Os novos cães de guarda - pequeno contributo

Em 1932, para denunciar os filósofos que pretendessem dissimular sob um amontoado de grande conceitos a sua participação na 'grande actualidade impura do seu tempo', Paul Nizan escreveu um pequeno ensaio, Les chiens de garde. Nos nossos dias, os simuladores dipõem, com mais frequência, de uma maquiadora e um microfone do que uma cátedra. Encenadores da realidade social e política, interna e externa, acabam por deformá-la. Estão ao serviço dos interesses dos donos do mundo. São os novos cães de guarda.


Ora, eles proclamam-se "contrapoder"... Vigorosos, desrespeitadores, porta-vozes dos obscuros e dos sem voz, fórum da democracia viva. Um sacerdócio que os americanos resumiram nesta fórmula: "confortar os que vivem na aflição e afligir os que vivem no conforto". O contrapoder entorpeceu-se.
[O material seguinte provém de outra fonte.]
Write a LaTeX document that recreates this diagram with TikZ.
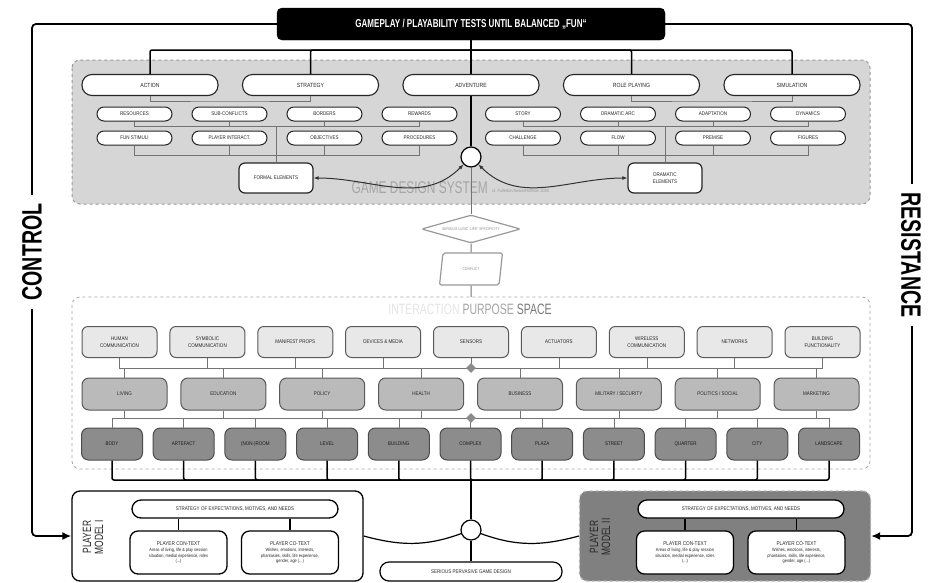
\documentclass[tikz,border=0pt]{standalone}
\usepackage{fontspec}
\setmainfont[FakeStretch=0.85]{Liberation Sans}
\newfontfamily\titlefont[FakeStretch=0.7]{Liberation Sans}
\usetikzlibrary{shapes.geometric,arrows.meta}

\begin{document}
\begin{tikzpicture}[x=1pt,y=-1pt,
  every node/.style={inner sep=0pt,align=center,text=black!85},
  testbox/.style={draw=black,fill=black,rounded corners=5pt,minimum width=388pt,minimum height=32pt,text=white,font=\titlefont\bfseries\fontsize{11.5}{12}\selectfont},
  genre/.style={draw=black!85,line width=1.1pt,fill=white,rounded corners=10pt,minimum width=136pt,minimum height=21pt,font=\fontsize{6}{7}\selectfont},
  elem/.style={draw=black!85,line width=1pt,fill=white,rounded corners=7pt,minimum width=75pt,minimum height=14pt,font=\fontsize{5.3}{6}\selectfont},
  elemgroup/.style={draw=black!85,line width=1.2pt,fill=white,rounded corners=6pt,minimum width=74pt,minimum height=30pt,font=\fontsize{5.3}{7}\selectfont},
  media/.style={draw=black!65,line width=1pt,fill=black!9,rounded corners=6pt,minimum width=75pt,minimum height=31pt,font=\fontsize{5.3}{6.5}\selectfont},
  sector/.style={draw=black!65,line width=1pt,fill=black!27,rounded corners=7pt,minimum width=85pt,minimum height=32pt,font=\fontsize{5.3}{6.5}\selectfont},
  spatial/.style={draw=black!70,line width=1pt,fill=black!45,rounded corners=7pt,minimum width=61pt,minimum height=32pt,text=black!90,font=\fontsize{5.3}{6.5}\selectfont},
  hub/.style={circle,draw=black,line width=1.2pt,fill=white,minimum size=20pt},
  joint/.style={diamond,fill=black!45,minimum size=10pt},
  link/.style={draw=black,line width=1.5pt,rounded corners=2pt},
  glink/.style={draw=black!55,line width=1pt},
  bracket/.style={draw=black!55,line width=0.6pt},
  flow/.style={draw=black!80,line width=1pt,{Latex[length=5pt,width=4pt]}-{Latex[length=5pt,width=4pt]}},
  feedback/.style={draw=black,line width=1.8pt,rounded corners=4pt,-{Latex[length=9pt,width=8pt]}},
  sidelabel/.style={fill=white,inner xsep=9pt,inner ysep=2pt,font=\titlefont\bfseries\fontsize{28}{28}\selectfont,text=black},
  playerbox/.style={draw=black,line width=1.3pt,fill=white,rounded corners=8pt,minimum width=291pt,minimum height=90pt},
  motive/.style={draw=black,line width=1.3pt,fill=white,rounded corners=9pt,minimum width=206pt,minimum height=18pt,font=\fontsize{5.3}{6}\selectfont},
  context/.style={draw=black,line width=1.3pt,fill=white,rounded corners=8pt,minimum width=97pt,minimum height=43pt,font=\fontsize{4.6}{5.6}\selectfont}]
\useasboundingbox (0,0) rectangle (928,582);

% backdrops
\draw[draw=black!40,dashed,line width=1pt,fill=black!16,rounded corners=8pt] (72,60) rectangle (870,204);
\draw[draw=black!35,dashed,line width=0.8pt,fill=white,rounded corners=8pt] (72,297) rectangle (870,469);

% game design system
\node[testbox] (BB) at (471,24) {GAMEPLAY / PLAYABILITY TESTS UNTIL BALANCED „FUN“};
\node[genre] (ACT) at (150,85) {ACTION};
\node[genre] (STR) at (310.5,85) {STRATEGY};
\node[genre] (ADV) at (471,85) {ADVENTURE};
\node[genre] (ROL) at (631.5,85) {ROLE PLAYING};
\node[genre] (SIM) at (792,85) {SIMULATION};

\node[elem] (RES) at (134.5,114) {RESOURCES};
\node[elem] (SUB) at (229.5,114) {SUB-CONFLICTS};
\node[elem] (BOR) at (324.5,114) {BORDERS};
\node[elem] (REW) at (419.5,114) {REWARDS};
\node[elem] (FUN) at (134.5,138) {FUN STIMULI};
\node[elem] (PLI) at (229.5,138) {PLAYER INTERACT.};
\node[elem] (OBJ) at (324.5,138) {OBJECTIVES};
\node[elem] (PRO) at (419.5,138) {PROCEDURES};
\node[elemgroup] (FE) at (276,178) {FORMAL ELEMENTS};

\node[elem] (STO) at (523,114) {STORY};
\node[elem] (DAR) at (618,114) {DRAMATIC ARC};
\node[elem] (ADA) at (713,114) {ADAPTATION};
\node[elem] (DYN) at (808,114) {DYNAMICS};
\node[elem] (CHA) at (523,138) {CHALLENGE};
\node[elem] (FLO) at (618,138) {FLOW};
\node[elem] (PRE) at (713,138) {PREMISE};
\node[elem] (FIG) at (808,138) {FIGURES};
\node[elemgroup] (DE) at (665,178) {DRAMATIC\\ELEMENTS};

\node[hub] (gc) at (471,157) {};
\node[anchor=east,text=black!35,font=\titlefont\fontsize{17}{17}\selectfont] (GDS) at (488,188) {GAME DESIGN SYSTEM};
\node[anchor=west,text=black!40,font=\fontsize{4.5}{5}\selectfont] (CF1) at (492,191) {cf. Fullerton/Swain/Hoffman 2004};

\coordinate (t1) at (471,50);
\coordinate (tb1) at (230,101);
\coordinate (tb2) at (712,101);
\coordinate (bl1) at (276,126);
\coordinate (bl2) at (276,155);
\coordinate (br1) at (665,126);
\coordinate (br2) at (665,155);

\draw[link] (BB.south) -- (ADV.north);
\draw[link] (ACT.north) |- (t1) -| (SIM.north);
\draw[link] (STR.north) |- (t1) (ROL.north) |- (t1);
\draw[link] (ADV.south) -- (gc.north);
\draw[bracket] (ACT.south) |- (tb1) -| (STR.south);
\draw[bracket] (ROL.south) |- (tb2) -| (SIM.south);
\draw[bracket] (RES.south) |- (bl1) (SUB.south) |- (bl1) (BOR.south) |- (bl1) (REW.south) |- (bl1);
\draw[bracket] (FUN.south) |- (bl2) (PLI.south) |- (bl2) (OBJ.south) |- (bl2) (PRO.south) |- (bl2);
\draw[bracket] (bl1) -- (FE.north);
\draw[bracket] (STO.south) |- (br1) (DAR.south) |- (br1) (ADA.south) |- (br1) (DYN.south) |- (br1);
\draw[bracket] (CHA.south) |- (br2) (FLO.south) |- (br2) (PRE.south) |- (br2) (FIG.south) |- (br2);
\draw[bracket] (br1) -- (DE.north);
\draw[flow] (FE.east) to[out=0,in=-135] (gc);
\draw[flow] (gc) to[out=-45,in=180] (DE.west);

% specificity and conflict
\node[diamond,aspect=3.5,draw=black!40,line width=1.2pt,fill=white,rounded corners=2pt,minimum width=99pt,minimum height=28pt,text=black!45,font=\fontsize{4}{5}\selectfont] (DM) at (471,229) {SERIOUS LUDIC 'LIFE' SPECIFICITY};
\node[trapezium,trapezium stretches=true,trapezium left angle=70,trapezium right angle=110,draw=black!40,line width=1.2pt,fill=white,rounded corners=2pt,minimum width=63pt,minimum height=32pt,text=black!45,font=\fontsize{4}{5}\selectfont] (CF) at (471,269) {CONFLICT};
\coordinate (ipstop) at (471,297);
\draw[glink] (gc.south) -- (DM.north);
\draw[glink] (DM.south) -- (CF.north);
\draw[glink] (CF.south) -- (ipstop);

% interaction purpose space
\node[font=\titlefont\fontsize{15}{15}\selectfont] (IPS) at (470,309) {\textcolor{black!10}{INTERACTION} \textcolor{black!35}{PURPOSE} \textcolor{black!52}{SPACE}};

\node[media] (A1) at (119.5,342) {HUMAN\\COMMUNICATION};
\node[media] (A2) at (207.4,342) {SYMBOLIC\\COMMUNICATION};
\node[media] (A3) at (295.3,342) {MANIFEST PROPS};
\node[media] (A4) at (383.1,342) {DEVICES \& MEDIA};
\node[media] (A5) at (471,342) {SENSORS};
\node[media] (A6) at (558.9,342) {ACTUATORS};
\node[media] (A7) at (646.8,342) {WIRELESS\\COMMUNICATION};
\node[media] (A8) at (734.6,342) {NETWORKS};
\node[media] (A9) at (822.5,342) {BUILDING\\FUNCTIONALITY};

\node[sector] (B1) at (124.5,394) {LIVING};
\node[sector] (B2) at (223.4,394) {EDUCATION};
\node[sector] (B3) at (322.2,394) {POLICY};
\node[sector] (B4) at (421.1,394) {HEALTH};
\node[sector] (B5) at (520,394) {BUSINESS};
\node[sector] (B6) at (618.8,394) {MILITARY / SECURITY};
\node[sector] (B7) at (717.7,394) {POLITICS / SOCIAL};
\node[sector] (B8) at (816.5,394) {MARKETING};

\node[spatial] (C1) at (112,444) {BODY};
\node[spatial] (C2) at (183.7,444) {ARTEFACT};
\node[spatial] (C3) at (255.4,444) {(NON-)ROOM};
\node[spatial] (C4) at (327.1,444) {LEVEL};
\node[spatial] (C5) at (398.8,444) {BUILDING};
\node[spatial] (C6) at (470.5,444) {COMPLEX};
\node[spatial] (C7) at (542.2,444) {PLAZA};
\node[spatial] (C8) at (613.9,444) {STREET};
\node[spatial] (C9) at (685.6,444) {QUARTER};
\node[spatial] (C10) at (757.3,444) {CITY};
\node[spatial] (C11) at (829,444) {LANDSCAPE};

\coordinate (ia) at (471,368);
\coordinate (ib) at (471,418);
\coordinate (cb) at (471,480);
\draw[bracket] (A1.south) |- (ia) -| (A9.south);
\draw[bracket] (A2.south) |- (ia) (A3.south) |- (ia) (A4.south) |- (ia) (A5.south) |- (ia) (A6.south) |- (ia) (A7.south) |- (ia) (A8.south) |- (ia);
\draw[bracket] (ia) -| (B1.north) (ia) -| (B2.north) (ia) -| (B3.north) (ia) -| (B4.north) (ia) -| (B5.north) (ia) -| (B6.north) (ia) -| (B7.north) (ia) -| (B8.north);
\draw[bracket] (B1.south) |- (ib) -| (B8.south);
\draw[bracket] (B2.south) |- (ib) (B3.south) |- (ib) (B4.south) |- (ib) (B5.south) |- (ib) (B6.south) |- (ib) (B7.south) |- (ib);
\draw[bracket] (ib) -| (C1.north) (ib) -| (C2.north) (ib) -| (C3.north) (ib) -| (C4.north) (ib) -| (C5.north) (ib) -| (C6.north) (ib) -| (C7.north) (ib) -| (C8.north) (ib) -| (C9.north) (ib) -| (C10.north) (ib) -| (C11.north);
\node[joint] (J1) at (ia) {};
\node[joint] (J2) at (ib) {};

% player models
\node[playerbox] (PM1) at (217.5,536) {};
\node[playerbox,draw=black!30,dashed,fill=black!50] (PM2) at (725,536) {};
\node[rotate=90,font=\titlefont\fontsize{12}{12}\selectfont] (PT1) at (93,537) {PLAYER\\MODEL I};
\node[rotate=90,font=\titlefont\fontsize{12}{12}\selectfont] (PT2) at (600,537) {PLAYER\\MODEL II};

\node[motive] (SP1) at (235,509) {STRATEGY OF EXPECTATIONS, MOTIVES, AND NEEDS};
\node[context] (K1) at (178.5,552.5) {{\fontsize{5.5}{6}\selectfont PLAYER CON-TEXT}\\[1pt]Areas of living, life \& play session\\situation, medial experience, roles\\(...)};
\node[context] (K2) at (290,552.5) {{\fontsize{5.5}{6}\selectfont PLAYER CO-TEXT}\\[1pt]Wishes, emotions, interests,\\phantasies, skills, life experience,\\gender, age (...)};
\node[motive] (SP2) at (741,509) {STRATEGY OF EXPECTATIONS, MOTIVES, AND NEEDS};
\node[context] (K3) at (685,552.5) {{\fontsize{5.5}{6}\selectfont PLAYER CON-TEXT}\\[1pt]Areas of living, life \& play session\\situation, medial experience, roles\\(...)};
\node[context] (K4) at (796.5,552.5) {{\fontsize{5.5}{6}\selectfont PLAYER CO-TEXT}\\[1pt]Wishes, emotions, interests,\\phantasies, skills, life experience,\\gender, age (...)};
\draw[line width=1.2pt] (K1.north) -- (K1.north |- SP1.south) (K2.north) -- (K2.north |- SP1.south);
\draw[line width=1.2pt] (K3.north) -- (K3.north |- SP2.south) (K4.north) -- (K4.north |- SP2.south);

\node[hub] (bc) at (471,530) {};
\node[draw=black,line width=1.2pt,fill=white,rounded corners=9pt,minimum width=182pt,minimum height=19pt,font=\fontsize{5.3}{6}\selectfont] (SPGD) at (471,571.5) {SERIOUS PERVASIVE GAME DESIGN};

\draw[link] (C1.south) |- (cb) -| (C11.south);
\draw[link] (C2.south) |- (cb) (C3.south) |- (cb) (C4.south) |- (cb) (C5.south) |- (cb) (C6.south) |- (cb) (C7.south) |- (cb) (C8.south) |- (cb) (C9.south) |- (cb) (C10.south) |- (cb);
\draw[link] (cb) -- (bc.north);
\draw[link] (bc.south) -- (SPGD.north);
\draw[line width=1.2pt] (PM1.east) to[out=-15,in=200] (bc);
\draw[line width=1.2pt] (bc) to[out=-20,in=195] (PM2.west);

% control and resistance
\coordinate (cL) at (32,300);
\coordinate (cR) at (912,300);
\draw[feedback] (BB.west) -| (cL) |- (PM1.west);
\draw[feedback] (BB.east) -| (cR) |- (PM2.east);
\node[sidelabel,rotate=90] (CTRL) at (32,252) {CONTROL};
\node[sidelabel,rotate=-90] (RES2) at (911,255) {RESISTANCE};
\end{tikzpicture}
\end{document}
E voltou-se contra os que deveria servir. Para ficar ao serviço dos que deveria manter sob vigilância. Mas a lei do silêncio abre fendas. Será a profundidade do dilaceramento social que, de repente, torna insopurtável o zumbido satisfeito dos nossos grandes editorialistas? Será a imprudência da sua sociedade de conivência que, num minúsculo perímetro ideológico, multiplicaos confrontos artificiais, as notoriedades imerecidas, os serviços recíprocos, as omnipresenças no estúdio? Será o assalto repetido - e sempre vitorioso - dos industriais contra as últimas cidadelas da liberdade de imprensa? Uma parte da opinião, enfim, revolta-se contra o espectáculo de um "sol que nunca se põe no império da passividade moderna[...], o sonho mau da sociedade aprisionada que só expressa, afinal, o seu desejo de dormir".

Crise de franqueza ou imprudência, o mais influente jornalista da televisão francesa, Patrick Poivre d'Arvor, confessou um dia o sentido da sua missão: "Estamos aqui para dar uma imagem polida do mundo". Polida e, em todos os pontos, conforme os interesses de uma classe social. em 1927, denunciando a "traição dos intelectuais", Julien Benda já sublinhava a "vontade do escritor pragmático de agradar à burguesia que faz as reputações e concede as honrarias". Setenta anos depois, acabamos por cambalear diante da abundância de provas de tal previsão. Sobretudo quando ficou claro que bastava substituir a palavra "burguesia", decididamente arcaica de mais, pelo termo "decisores", o "alvo principal" dos profissionais da informação que deixaram de dissimular a sua função de guardiães da ordem.

Halimi, Serge, Os novos cães de guarda, tradução de Guilherme Teixeira, Petrópolis, Vozes, 1998

Publicado por Carlos 22:57:00  

3 Comments:

  1. Anónimo said...
    halimi e não hamili
    Carlos said...
    Corrigido. Foi um lapso....
    Arrebenta said...
    Anda no ar um certo cheiro a pólvora.
    Não são os incêndios,
    mas o tal golpe militar de que já por aí se fala.